Development and characterisation of myristic acid-paraffin wax, silica fume and zinc oxide cementitious composites for thermal control in buildings

This study focuses on the development of a cement-based phase change material (CBPCM) to improve thermal performance in construction applications. The CBPCM was synthesised by blending 90 wt% of myristic acid with 10 wt% of paraffin wax, absorbed into 10 wt% of silica fume to prevent leakage. Additionally, 5 wt% of zinc oxide was added to improve thermal conductivity. A leakage test conducted with 10 wt% of SF exhibited no signs of leakage during thermal cycling. Scanning electron microscopy (SEM) established the uniform dispersion of the nano-enhanced phase change material (NEPCM) within the cement. Fourier transform infrared spectroscopy (FTIR) analysis revealed no chemical structure changes after 100 thermal cycles.
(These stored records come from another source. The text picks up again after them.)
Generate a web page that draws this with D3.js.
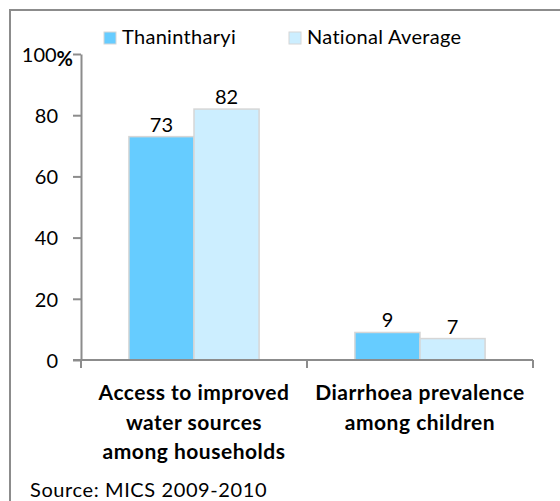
<!DOCTYPE html>
<html>
<head>
  <meta charset="UTF-8">
  <style>
    body {
        margin: 0;
        background: #fff;
        font-family: Lato, "Open Sans", sans-serif;
    }
    .axis path, .axis line {
        stroke: #8c8c8c;
        stroke-width: 2px;
    }
    .axis text {
        font-family: Lato, sans-serif;
        font-size: 20px;
        fill: #000;
    }
    .cat {
        font-size: 21px;
        font-weight: bold;
        letter-spacing: 0.5px;
    }
  </style>
</head>
<body>
<svg width="560" height="501"></svg>

<script src="https://d3js.org/d3.v7.min.js"></script>
<script>

// data
const categories = ["Access to improved water sources among households", "Diarrhoea prevalence among children"];
const catLines = [["Access to improved", "water sources", "among households"], ["Diarrhoea prevalence", "among children"]];
const seriesNames = ["Thanintharyi", "National Average"];
const thanintharyi = [73, 9];
const nationalAvg = [82, 7];
const yTicks = [0, 20, 40, 60, 80, 100];
const colors = ["#66ccff", "#cceeff"];

let margin = {left: 81, right: 27, top: 54, bottom: 141},
  width = 560 - margin.left - margin.right,
  height = 501 - margin.top - margin.bottom;

let svg = d3.select("svg");

// outer frame (runs off the right and bottom edge)
svg.append("rect")
  .attr("x", 10).attr("y", 10)
  .attr("width", 560).attr("height", 520)
  .attr("fill", "none")
  .attr("stroke", "#8c8c8c")
  .attr("stroke-width", 2);

let g = svg.append("g")
  .attr("transform", "translate(" + margin.left + "," + margin.top + ")");

let x0 = d3.scaleBand()
  .domain(categories)
  .range([0, width])
  .paddingInner(0.424)
  .paddingOuter(0.212);

let x1 = d3.scaleBand()
  .domain(seriesNames)
  .range([0, x0.bandwidth()]);

let y = d3.scaleLinear()
  .domain([0, 100])
  .range([height, 0]);

let rows = categories.map((c, i) => ({cat: c, vals: [thanintharyi[i], nationalAvg[i]]}));

// bars
let groups = g.selectAll(".grp")
  .data(rows)
  .join("g")
  .attr("transform", d => "translate(" + x0(d.cat) + ",0)");

groups.selectAll("rect")
  .data(d => d.vals.map((v, j) => ({name: seriesNames[j], v: v, j: j})))
  .join("rect")
    .attr("x", d => x1(d.name))
    .attr("y", d => y(d.v))
    .attr("width", x1.bandwidth())
    .attr("height", d => y(0) - y(d.v))
    .attr("fill", d => colors[d.j])
    .attr("stroke", "#d6d6d6")
    .attr("stroke-width", 1.5);

groups.selectAll("text")
  .data(d => d.vals.map((v, j) => ({name: seriesNames[j], v: v})))
  .join("text")
    .attr("x", d => x1(d.name) + x1.bandwidth() / 2)
    .attr("y", d => y(d.v) - 5)
    .attr("text-anchor", "middle")
    .attr("font-size", 20)
    .text(d => d.v);

// y axis
let yAxis = g.append("g")
  .attr("class", "axis")
  .call(d3.axisLeft(y).tickValues(yTicks).tickSize(8).tickSizeOuter(0).tickPadding(15));
yAxis.selectAll(".tick text").attr("dy", "0.36em");

// top label reads "100%" with a bold % tight against the number
yAxis.selectAll(".tick text")
  .filter(d => d === 100)
  .text("100")
  .attr("x", -9)
  .append("tspan")
    .attr("dy", "0.2em")
    .attr("font-weight", "bold")
    .attr("letter-spacing", -1)
    .text("%");

// x axis with ticks between categories
let xEdges = [0, width / 2, width];
let xAxis = g.append("g")
  .attr("class", "axis")
  .attr("transform", "translate(0," + height + ")");
xAxis.append("line")
  .attr("x1", -8).attr("x2", width)
  .attr("y1", 0).attr("y2", 0);
xAxis.selectAll(".xt")
  .data(xEdges)
  .join("line")
  .attr("x1", d => d).attr("x2", d => d)
  .attr("y1", 0).attr("y2", 8);

// category labels
g.selectAll(".cat")
  .data(categories)
  .join("text")
  .attr("class", "cat")
  .attr("text-anchor", "middle")
  .attr("transform", d => "translate(" + (x0(d) + x0.bandwidth() / 2) + "," + (height + 40) + ")")
  .selectAll("tspan")
    .data((d, i) => catLines[i])
    .join("tspan")
    .attr("x", 0)
    .attr("y", (d, i) => i * 29.5)
    .text(d => d);

// legend
let legend = svg.append("g")
  .selectAll("g")
  .data(seriesNames)
  .join("g")
  .attr("transform", (d, i) => "translate(" + [104, 289][i] + ",32)");
legend.append("rect")
  .attr("width", 12).attr("height", 12)
  .attr("fill", (d, i) => colors[i])
  .attr("stroke", "#d6d6d6");
legend.append("text")
  .attr("x", 18)
  .attr("y", 12)
  .attr("font-size", 20)
  .attr("letter-spacing", 0.3)
  .text(d => d);

// source note
svg.append("text")
  .attr("x", 30)
  .attr("y", 497)
  .attr("font-size", 20)
  .attr("letter-spacing", 0.6)
  .text("Source: MICS 2009-2010");

</script>
</body>
</html>
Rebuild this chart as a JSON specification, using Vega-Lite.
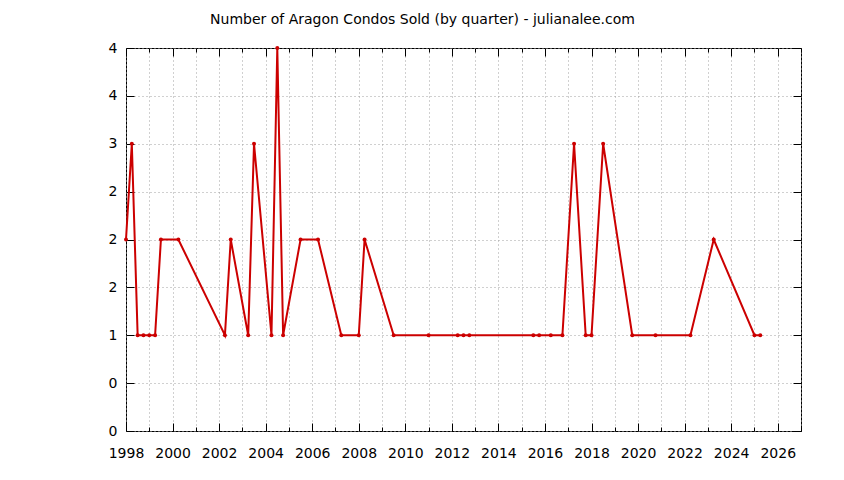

Thermogravimetric analysis (TGA) confirmed thermal stability in the temperature range of 74.8–236.64 °C with a mass loss of 6.3 wt%. The material demonstrated minimal variation in phase change temperatures and latent heats after 100 cycles. The latent heat of the CBPCM was 1.09 J/g during melting and 1.887 J/g during solidification. Incorporating NEPCM into the cement increased the thermal conductivity of the cement matrix to 0.559 W/m K. These findings underline the potential of the CBPCM for energy-efficient construction, offering enhanced thermal storage, stability, and conductivity.